Project description:BACKGROUND:Deficiency of lysosomal acid lipase (LAL) causes Wolman disease and cholesterol ester storage disease. With the recent introduction of enzyme replacement therapy to manage LAL deficiency comes the need for a reliable assay of LAL enzymatic activity that can be applied to dried blood spots (DBS). METHODS:We prepared and tested a library of analogs of palmitoyl 4-methylumbelifferyl esters to find a highly active and specific substrate for LAL in DBS. The LAL assay was optimized leading to both LC-MS/MS and fluorometric assay of LAL. We tested the new assay on DBS from healthy and LAL-deficient patients.

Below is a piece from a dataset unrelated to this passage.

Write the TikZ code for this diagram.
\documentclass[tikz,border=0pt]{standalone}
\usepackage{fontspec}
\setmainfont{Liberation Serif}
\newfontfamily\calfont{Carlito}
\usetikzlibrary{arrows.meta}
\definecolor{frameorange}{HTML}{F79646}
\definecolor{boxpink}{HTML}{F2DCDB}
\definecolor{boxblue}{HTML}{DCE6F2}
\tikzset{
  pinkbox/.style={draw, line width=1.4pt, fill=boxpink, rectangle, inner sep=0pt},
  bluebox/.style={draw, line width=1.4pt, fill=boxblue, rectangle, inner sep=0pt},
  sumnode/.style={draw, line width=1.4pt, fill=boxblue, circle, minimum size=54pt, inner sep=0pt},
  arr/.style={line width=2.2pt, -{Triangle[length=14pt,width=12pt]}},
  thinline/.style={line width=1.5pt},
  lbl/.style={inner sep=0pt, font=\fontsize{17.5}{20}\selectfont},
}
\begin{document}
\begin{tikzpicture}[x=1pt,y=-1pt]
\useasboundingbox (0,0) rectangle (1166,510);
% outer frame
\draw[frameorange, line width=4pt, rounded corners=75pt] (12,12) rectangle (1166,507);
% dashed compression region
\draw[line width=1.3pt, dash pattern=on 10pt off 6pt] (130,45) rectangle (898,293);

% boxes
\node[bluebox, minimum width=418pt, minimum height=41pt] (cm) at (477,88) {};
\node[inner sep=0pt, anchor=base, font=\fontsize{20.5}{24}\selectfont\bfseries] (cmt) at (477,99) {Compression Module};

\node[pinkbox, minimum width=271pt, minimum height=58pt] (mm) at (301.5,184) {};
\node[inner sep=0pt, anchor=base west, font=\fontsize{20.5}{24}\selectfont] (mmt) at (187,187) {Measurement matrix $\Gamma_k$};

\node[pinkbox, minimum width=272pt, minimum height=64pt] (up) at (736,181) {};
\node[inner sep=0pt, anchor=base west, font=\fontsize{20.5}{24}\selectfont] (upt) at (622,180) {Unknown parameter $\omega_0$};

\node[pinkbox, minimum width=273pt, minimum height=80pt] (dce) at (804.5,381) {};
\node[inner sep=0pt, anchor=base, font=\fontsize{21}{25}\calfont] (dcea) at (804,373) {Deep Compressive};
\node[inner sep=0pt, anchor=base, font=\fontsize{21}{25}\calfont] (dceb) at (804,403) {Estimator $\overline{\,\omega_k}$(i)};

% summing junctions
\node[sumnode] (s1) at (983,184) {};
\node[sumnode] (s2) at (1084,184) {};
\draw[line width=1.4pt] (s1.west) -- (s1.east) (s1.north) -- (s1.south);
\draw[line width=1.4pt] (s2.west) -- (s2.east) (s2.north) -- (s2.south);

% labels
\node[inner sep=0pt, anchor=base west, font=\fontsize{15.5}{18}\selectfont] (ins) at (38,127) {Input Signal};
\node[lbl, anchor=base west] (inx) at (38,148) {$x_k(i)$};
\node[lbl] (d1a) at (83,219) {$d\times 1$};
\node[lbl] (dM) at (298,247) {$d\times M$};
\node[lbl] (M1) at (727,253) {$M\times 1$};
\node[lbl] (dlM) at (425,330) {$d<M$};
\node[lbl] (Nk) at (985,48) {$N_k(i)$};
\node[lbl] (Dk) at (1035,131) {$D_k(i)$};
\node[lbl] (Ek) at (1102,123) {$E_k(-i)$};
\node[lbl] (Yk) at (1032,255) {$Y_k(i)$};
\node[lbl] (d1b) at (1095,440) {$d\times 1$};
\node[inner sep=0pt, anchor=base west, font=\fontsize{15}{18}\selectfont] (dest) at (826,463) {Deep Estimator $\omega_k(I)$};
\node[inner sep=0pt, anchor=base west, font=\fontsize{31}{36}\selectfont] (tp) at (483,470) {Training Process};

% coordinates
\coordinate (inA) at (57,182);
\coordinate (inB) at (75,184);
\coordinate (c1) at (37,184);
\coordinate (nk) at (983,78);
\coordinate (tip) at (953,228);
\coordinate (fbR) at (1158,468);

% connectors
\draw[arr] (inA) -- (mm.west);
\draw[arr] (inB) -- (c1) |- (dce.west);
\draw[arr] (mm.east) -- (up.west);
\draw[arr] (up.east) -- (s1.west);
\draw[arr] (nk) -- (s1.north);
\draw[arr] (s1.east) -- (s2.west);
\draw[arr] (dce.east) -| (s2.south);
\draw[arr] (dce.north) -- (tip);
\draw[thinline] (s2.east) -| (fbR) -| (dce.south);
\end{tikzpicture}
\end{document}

RESULTS:The ester formed between palmitic acid and 4-propyl-8-methyl-7-hydroxycoumarin (P-PMHC) was found to be >98% selective for LAL in DBS based on the sensitivity of its activity to the LAL-specific inactivator Lalistat-2 and the fact that the activity was close to zero using DBS from patients previously shown to be LAL-deficient. Use of P-PMHC and heavy isotope-labeled internal standard with optimized assay conditions led to an approximately 2-fold increase in the specific activity of LAL compared with the previously reported LAL assay. Patients deficient in LAL were readily distinguished from normal persons with the new LAL assay using UPLC-MS/MS or fluorometric assay platforms. CONCLUSIONS:The new assay can measure LAL in DBS with a single measurement compared with the previous method involving 2 assays done in parallel.